1. Suppose that a drug for treating cancer is cleared by the Food and Drug Administration and that the company is successful in obtaining a patent for its product. Which of the following is then true?
A) The method of producing the product would not be considered intellectual property.
B) The drug would have many close substitutes.
C) The patent holder has a monopoly.
D) The patent holder now faces barriers to entry.
2. When the number of substitutes increase, the demand curve for a monopolist will
A) become more inelastic.
B) not change.
C) become more elastic.
D) become steeper.
3. Which of the following is true of a perfectly competitive firm and a monopoly in the long run?
A) P = MR
B) MR = MC
C) P = MC
D) P = ATC
4. A barrier to entry is
A) a term used to explain why monopolies always make economic profits.
B) a restriction on starting a business.
C) the situation when the government produces a good instead of relying on private firms to produce the good.
D) a restriction on the profits that a monopoly can make.
5. Price differentiation is a situation in which
A) consumers' comparison-shop.
B) the demand curve is vertical.
C) there are different prices for the same product that are not due to differences in the marginal cost of providing the commodity to different groups of buyers.
D) there are different prices for similar products reflecting differences in the marginal cost of providing the commodities to different groups of buyers.
6. Which of the following is TRUE?
A) Charging all customers the same price when costs vary can actually be a case of price discrimination.
B) Price discrimination guarantees that the monopolist will make a profit.
C) Monopoly results in a higher quantity of output being sold compared with perfect competition.
D) Price discrimination occurs when there are differences in prices that reflect differences in marginal cost.
7. When consumers would have been willing to pay higher prices at various quantities consumed than the market clearing price, the differences are called
A) monopoly profits.
B) consumer surplus.
C) deadweight loss.
D) opportunity cost.
8. A monopolist would probably earn fewer profits if
A) the importance of specialized capital equipment in its production techniques increased.
B) tariffs on competing products were lowered.
C) the time length of patents increased.
D) environmental regulations increased that required the purchase of special capital equipment.
9. The monopolist determines the price and quantity combination that maximizes short-run profits by
A) finding the point at which marginal revenue and demand intersect. This gives the price and quantity that maximizes profits.
B) finding the quantity at which average revenue and average total cost are furthest apart.
C) determining the price by finding the highest price at which sales can be made and then using the demand curve to find the appropriate quantity.
D) finding the quantity at which marginal cost and marginal revenue are equal and then using the demand curve to find price.
10. A pure monopolist is selling 7 units at a price of $12. If the marginal revenue of the 8th unit is $4, then the price of the 8th unit is
A) $11.
B) greater than $12.
C) $4.
D) $10.
11. Which of the following is a TRUE statement about a monopoly?

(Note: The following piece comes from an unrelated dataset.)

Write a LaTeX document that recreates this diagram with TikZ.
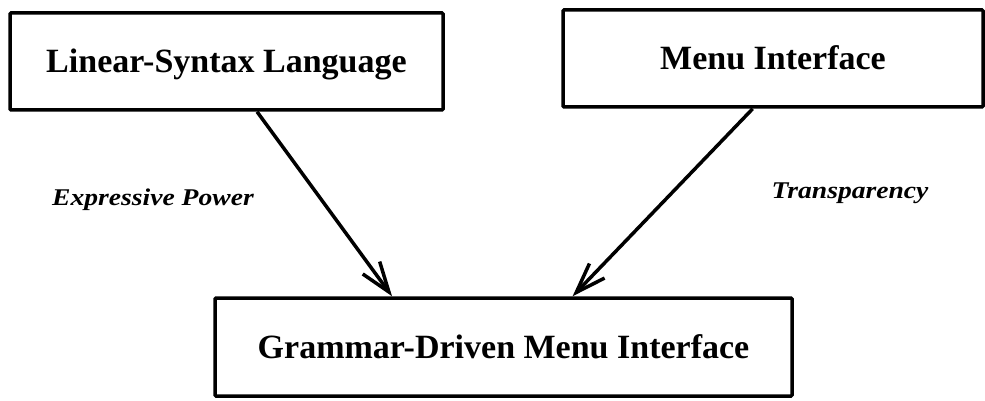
\documentclass[tikz,border=0pt]{standalone}
\usepackage{fontspec}
\setmainfont{Liberation Serif}
\newfontfamily\labelfont[FakeStretch=1.15]{Liberation Serif}
\usetikzlibrary{arrows.meta,calc}

\begin{document}
\begin{tikzpicture}[
        x=1pt, y=-1pt,
        box/.style={
            draw, 
            line width=3.5pt, 
            rectangle,
            rounded corners=1pt,
            inner sep=0pt,
            text height=22.5pt,
            text depth=0pt,
            font=\fontsize{34}{37}\selectfont\bfseries
        },
        flow/.style={
            line width=3.5pt,
            -{Straight Barb[length=30pt, width=21pt, line width=3.5pt]}
        },
        flow_label/.style={
            font=\labelfont\fontsize{24}{27}\selectfont\bfseries\itshape,
            inner sep=0pt
        }
    ]
        \useasboundingbox (0,0) rectangle (985,401);

        \node[box, minimum width=433pt, minimum height=97pt] (linear) at (226.5, 61.5) {Linear-Syntax Language};
        \node[box, minimum width=420pt, minimum height=97pt] (menu) at (773, 58.5) {Menu Interface};
        \node[box, minimum width=577pt, minimum height=98pt] (grammar) at (503.5, 347) {Grammar-Driven Menu Interface};

        \draw[flow] ($(linear.south west)!0.57!(linear.south east)$) -- ($(grammar.north west)!0.308!(grammar.north east)$);
        \draw[flow] ($(menu.south west)!0.452!(menu.south east)$) -- ($(grammar.north west)!0.619!(grammar.north east)$);

        \node[flow_label, anchor=base] (power) at (153, 205) {Expressive Power};
        \node[flow_label, anchor=base] (transp) at (850, 198) {Transparency};
            
    \end{tikzpicture}
\end{document}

A) As long as there are barriers to entry, a monopoly can always find some price-output combination that generates positive economic profits.
B) As long as the demand curve slopes down, a monopoly can always find some price-output combination that generates positive economic profits.
C) A monopoly must earn an above-normal profit to stay in business.
D) A monopoly does not necessarily earn positive economic profits.
12. Which of the following is NOT a condition for price discrimination to exist?
A) identification of buyers with differing elasticities
B) unpatented product or the service
C) downward sloping demand curve faced by the firm
D) ability to prevent the resale of the product or service
13. For a firm to become a monopoly in an industry,
A) the firm will engage in unfair practices to drive all competitors out of the market.
B) the firm must produce a faulty product.
C) barriers to entry must exist.
D) the firm must charge higher prices than its competitors.